REQUEST: Copy each line below exactly and leave the pictures out.
▽
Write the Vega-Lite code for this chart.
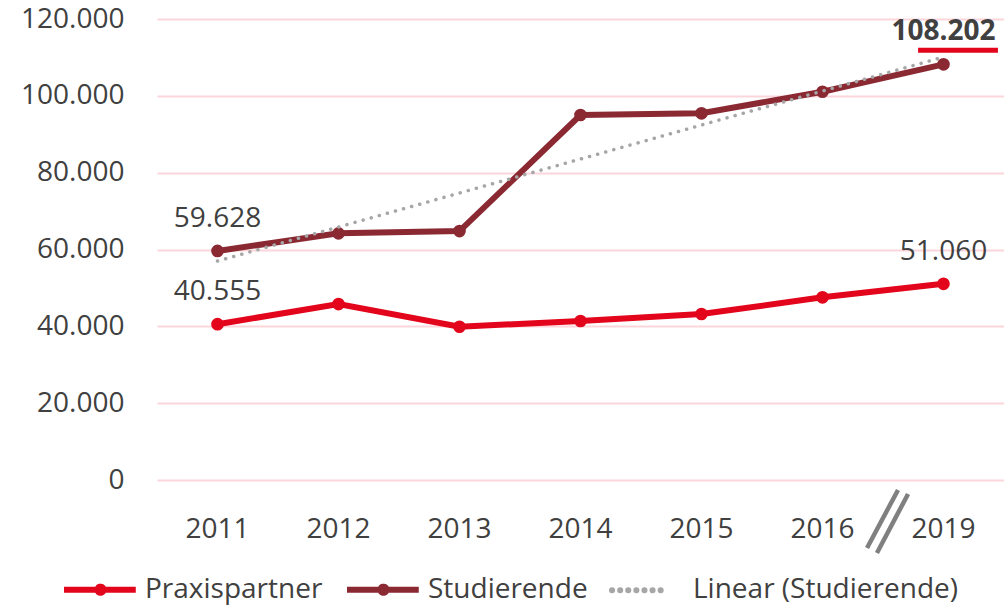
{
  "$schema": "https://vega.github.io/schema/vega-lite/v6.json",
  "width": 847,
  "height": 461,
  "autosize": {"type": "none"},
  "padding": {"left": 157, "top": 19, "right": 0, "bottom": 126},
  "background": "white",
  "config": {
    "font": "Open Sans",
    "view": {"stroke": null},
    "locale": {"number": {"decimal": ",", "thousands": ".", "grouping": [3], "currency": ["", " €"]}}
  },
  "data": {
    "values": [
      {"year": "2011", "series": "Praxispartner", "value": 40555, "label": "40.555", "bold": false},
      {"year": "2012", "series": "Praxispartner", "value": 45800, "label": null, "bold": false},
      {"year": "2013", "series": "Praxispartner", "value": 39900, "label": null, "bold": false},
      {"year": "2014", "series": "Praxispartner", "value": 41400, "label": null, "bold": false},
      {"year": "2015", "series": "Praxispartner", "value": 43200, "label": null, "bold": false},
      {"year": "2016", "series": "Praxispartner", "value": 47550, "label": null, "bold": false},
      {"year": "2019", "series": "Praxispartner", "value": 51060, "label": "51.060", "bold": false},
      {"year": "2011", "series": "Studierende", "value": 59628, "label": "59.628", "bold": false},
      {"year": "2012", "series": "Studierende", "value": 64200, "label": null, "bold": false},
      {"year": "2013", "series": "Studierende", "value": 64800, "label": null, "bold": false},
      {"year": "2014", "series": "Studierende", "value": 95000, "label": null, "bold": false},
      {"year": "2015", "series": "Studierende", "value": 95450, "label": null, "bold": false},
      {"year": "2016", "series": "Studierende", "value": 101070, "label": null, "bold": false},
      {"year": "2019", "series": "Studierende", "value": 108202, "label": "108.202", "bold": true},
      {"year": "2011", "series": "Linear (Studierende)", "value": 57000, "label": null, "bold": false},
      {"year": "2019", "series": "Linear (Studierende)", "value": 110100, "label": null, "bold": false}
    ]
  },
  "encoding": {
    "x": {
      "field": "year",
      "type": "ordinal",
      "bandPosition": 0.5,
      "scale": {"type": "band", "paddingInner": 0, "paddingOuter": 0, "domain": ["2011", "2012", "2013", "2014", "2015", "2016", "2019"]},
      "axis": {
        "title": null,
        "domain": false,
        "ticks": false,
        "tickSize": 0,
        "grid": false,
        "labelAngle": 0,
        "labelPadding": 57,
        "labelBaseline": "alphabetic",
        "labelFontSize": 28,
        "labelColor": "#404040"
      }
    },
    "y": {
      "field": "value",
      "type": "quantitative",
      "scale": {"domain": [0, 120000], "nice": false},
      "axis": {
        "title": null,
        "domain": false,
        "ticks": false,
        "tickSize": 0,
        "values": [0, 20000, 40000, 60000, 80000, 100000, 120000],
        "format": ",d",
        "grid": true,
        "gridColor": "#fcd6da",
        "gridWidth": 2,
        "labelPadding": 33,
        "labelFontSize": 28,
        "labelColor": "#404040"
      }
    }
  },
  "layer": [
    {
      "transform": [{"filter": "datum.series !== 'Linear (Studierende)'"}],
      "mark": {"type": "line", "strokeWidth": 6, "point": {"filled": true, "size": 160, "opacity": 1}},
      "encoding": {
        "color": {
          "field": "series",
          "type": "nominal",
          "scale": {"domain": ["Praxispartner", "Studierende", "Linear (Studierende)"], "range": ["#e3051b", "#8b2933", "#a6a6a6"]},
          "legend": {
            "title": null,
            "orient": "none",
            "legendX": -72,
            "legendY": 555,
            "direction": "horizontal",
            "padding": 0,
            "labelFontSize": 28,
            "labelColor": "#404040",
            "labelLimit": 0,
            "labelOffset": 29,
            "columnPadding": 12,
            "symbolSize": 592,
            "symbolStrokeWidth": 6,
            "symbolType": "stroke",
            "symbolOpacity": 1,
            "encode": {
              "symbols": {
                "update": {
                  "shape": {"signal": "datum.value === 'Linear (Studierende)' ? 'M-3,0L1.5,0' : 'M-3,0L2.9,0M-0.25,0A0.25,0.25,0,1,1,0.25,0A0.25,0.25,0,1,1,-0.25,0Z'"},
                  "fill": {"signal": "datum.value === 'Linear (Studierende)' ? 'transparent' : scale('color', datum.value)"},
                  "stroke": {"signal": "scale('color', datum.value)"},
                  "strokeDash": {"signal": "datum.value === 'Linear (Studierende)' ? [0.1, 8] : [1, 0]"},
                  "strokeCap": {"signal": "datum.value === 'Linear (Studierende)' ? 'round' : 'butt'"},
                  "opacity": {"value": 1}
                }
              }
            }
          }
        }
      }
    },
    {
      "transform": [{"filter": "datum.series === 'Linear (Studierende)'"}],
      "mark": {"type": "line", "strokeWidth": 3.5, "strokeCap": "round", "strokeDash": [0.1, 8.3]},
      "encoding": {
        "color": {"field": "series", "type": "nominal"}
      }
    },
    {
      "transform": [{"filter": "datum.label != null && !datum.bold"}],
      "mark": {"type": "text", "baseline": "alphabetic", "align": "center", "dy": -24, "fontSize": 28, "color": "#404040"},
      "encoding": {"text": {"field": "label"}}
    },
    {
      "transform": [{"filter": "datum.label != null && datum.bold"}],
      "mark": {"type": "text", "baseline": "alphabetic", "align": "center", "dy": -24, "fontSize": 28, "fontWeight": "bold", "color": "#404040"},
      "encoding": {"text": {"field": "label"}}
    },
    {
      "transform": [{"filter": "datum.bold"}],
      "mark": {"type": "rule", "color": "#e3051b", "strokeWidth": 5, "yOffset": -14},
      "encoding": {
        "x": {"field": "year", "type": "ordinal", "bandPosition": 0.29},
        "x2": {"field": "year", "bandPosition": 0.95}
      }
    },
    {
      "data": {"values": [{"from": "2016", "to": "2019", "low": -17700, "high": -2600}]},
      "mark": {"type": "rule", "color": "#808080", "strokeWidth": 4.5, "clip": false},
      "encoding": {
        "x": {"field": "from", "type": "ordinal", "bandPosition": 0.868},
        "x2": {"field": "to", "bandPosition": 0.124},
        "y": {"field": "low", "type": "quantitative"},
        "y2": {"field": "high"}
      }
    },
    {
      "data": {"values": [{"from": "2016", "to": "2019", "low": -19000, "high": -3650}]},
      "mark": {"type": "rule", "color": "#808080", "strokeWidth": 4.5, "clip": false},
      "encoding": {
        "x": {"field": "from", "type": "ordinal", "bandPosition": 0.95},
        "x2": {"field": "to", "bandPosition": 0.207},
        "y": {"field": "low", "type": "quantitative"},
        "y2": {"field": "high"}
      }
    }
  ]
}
△
REPLY:
Write the Vega-Lite code for this chart.
{
  "$schema": "https://vega.github.io/schema/vega-lite/v6.json",
  "width": 847,
  "height": 461,
  "autosize": {"type": "none"},
  "padding": {"left": 157, "top": 19, "right": 0, "bottom": 126},
  "background": "white",
  "config": {
    "font": "Open Sans",
    "view": {"stroke": null},
    "locale": {"number": {"decimal": ",", "thousands": ".", "grouping": [3], "currency": ["", " €"]}}
  },
  "data": {
    "values": [
      {"year": "2011", "series": "Praxispartner", "value": 40555, "label": "40.555", "bold": false},
      {"year": "2012", "series": "Praxispartner", "value": 45800, "label": null, "bold": false},
      {"year": "2013", "series": "Praxispartner", "value": 39900, "label": null, "bold": false},
      {"year": "2014", "series": "Praxispartner", "value": 41400, "label": null, "bold": false},
      {"year": "2015", "series": "Praxispartner", "value": 43200, "label": null, "bold": false},
      {"year": "2016", "series": "Praxispartner", "value": 47550, "label": null, "bold": false},
      {"year": "2019", "series": "Praxispartner", "value": 51060, "label": "51.060", "bold": false},
      {"year": "2011", "series": "Studierende", "value": 59628, "label": "59.628", "bold": false},
      {"year": "2012", "series": "Studierende", "value": 64200, "label": null, "bold": false},
      {"year": "2013", "series": "Studierende", "value": 64800, "label": null, "bold": false},
      {"year": "2014", "series": "Studierende", "value": 95000, "label": null, "bold": false},
      {"year": "2015", "series": "Studierende", "value": 95450, "label": null, "bold": false},
      {"year": "2016", "series": "Studierende", "value": 101070, "label": null, "bold": false},
      {"year": "2019", "series": "Studierende", "value": 108202, "label": "108.202", "bold": true},
      {"year": "2011", "series": "Linear (Studierende)", "value": 57000, "label": null, "bold": false},
      {"year": "2019", "series": "Linear (Studierende)", "value": 110100, "label": null, "bold": false}
    ]
  },
  "encoding": {
    "x": {
      "field": "year",
      "type": "ordinal",
      "bandPosition": 0.5,
      "scale": {"type": "band", "paddingInner": 0, "paddingOuter": 0, "domain": ["2011", "2012", "2013", "2014", "2015", "2016", "2019"]},
      "axis": {
        "title": null,
        "domain": false,
        "ticks": false,
        "tickSize": 0,
        "grid": false,
        "labelAngle": 0,
        "labelPadding": 57,
        "labelBaseline": "alphabetic",
        "labelFontSize": 28,
        "labelColor": "#404040"
      }
    },
    "y": {
      "field": "value",
      "type": "quantitative",
      "scale": {"domain": [0, 120000], "nice": false},
      "axis": {
        "title": null,
        "domain": false,
        "ticks": false,
        "tickSize": 0,
        "values": [0, 20000, 40000, 60000, 80000, 100000, 120000],
        "format": ",d",
        "grid": true,
        "gridColor": "#fcd6da",
        "gridWidth": 2,
        "labelPadding": 33,
        "labelFontSize": 28,
        "labelColor": "#404040"
      }
    }
  },
  "layer": [
    {
      "transform": [{"filter": "datum.series !== 'Linear (Studierende)'"}],
      "mark": {"type": "line", "strokeWidth": 6, "point": {"filled": true, "size": 160, "opacity": 1}},
      "encoding": {
        "color": {
          "field": "series",
          "type": "nominal",
          "scale": {"domain": ["Praxispartner", "Studierende", "Linear (Studierende)"], "range": ["#e3051b", "#8b2933", "#a6a6a6"]},
          "legend": {
            "title": null,
            "orient": "none",
            "legendX": -72,
            "legendY": 555,
            "direction": "horizontal",
            "padding": 0,
            "labelFontSize": 28,
            "labelColor": "#404040",
            "labelLimit": 0,
            "labelOffset": 29,
            "columnPadding": 12,
            "symbolSize": 592,
            "symbolStrokeWidth": 6,
            "symbolType": "stroke",
            "symbolOpacity": 1,
            "encode": {
              "symbols": {
                "update": {
                  "shape": {"signal": "datum.value === 'Linear (Studierende)' ? 'M-3,0L1.5,0' : 'M-3,0L2.9,0M-0.25,0A0.25,0.25,0,1,1,0.25,0A0.25,0.25,0,1,1,-0.25,0Z'"},
                  "fill": {"signal": "datum.value === 'Linear (Studierende)' ? 'transparent' : scale('color', datum.value)"},
                  "stroke": {"signal": "scale('color', datum.value)"},
                  "strokeDash": {"signal": "datum.value === 'Linear (Studierende)' ? [0.1, 8] : [1, 0]"},
                  "strokeCap": {"signal": "datum.value === 'Linear (Studierende)' ? 'round' : 'butt'"},
                  "opacity": {"value": 1}
                }
              }
            }
          }
        }
      }
    },
    {
      "transform": [{"filter": "datum.series === 'Linear (Studierende)'"}],
      "mark": {"type": "line", "strokeWidth": 3.5, "strokeCap": "round", "strokeDash": [0.1, 8.3]},
      "encoding": {
        "color": {"field": "series", "type": "nominal"}
      }
    },
    {
      "transform": [{"filter": "datum.label != null && !datum.bold"}],
      "mark": {"type": "text", "baseline": "alphabetic", "align": "center", "dy": -24, "fontSize": 28, "color": "#404040"},
      "encoding": {"text": {"field": "label"}}
    },
    {
      "transform": [{"filter": "datum.label != null && datum.bold"}],
      "mark": {"type": "text", "baseline": "alphabetic", "align": "center", "dy": -24, "fontSize": 28, "fontWeight": "bold", "color": "#404040"},
      "encoding": {"text": {"field": "label"}}
    },
    {
      "transform": [{"filter": "datum.bold"}],
      "mark": {"type": "rule", "color": "#e3051b", "strokeWidth": 5, "yOffset": -14},
      "encoding": {
        "x": {"field": "year", "type": "ordinal", "bandPosition": 0.29},
        "x2": {"field": "year", "bandPosition": 0.95}
      }
    },
    {
      "data": {"values": [{"from": "2016", "to": "2019", "low": -17700, "high": -2600}]},
      "mark": {"type": "rule", "color": "#808080", "strokeWidth": 4.5, "clip": false},
      "encoding": {
        "x": {"field": "from", "type": "ordinal", "bandPosition": 0.868},
        "x2": {"field": "to", "bandPosition": 0.124},
        "y": {"field": "low", "type": "quantitative"},
        "y2": {"field": "high"}
      }
    },
    {
      "data": {"values": [{"from": "2016", "to": "2019", "low": -19000, "high": -3650}]},
      "mark": {"type": "rule", "color": "#808080", "strokeWidth": 4.5, "clip": false},
      "encoding": {
        "x": {"field": "from", "type": "ordinal", "bandPosition": 0.95},
        "x2": {"field": "to", "bandPosition": 0.207},
        "y": {"field": "low", "type": "quantitative"},
        "y2": {"field": "high"}
      }
    }
  ]
}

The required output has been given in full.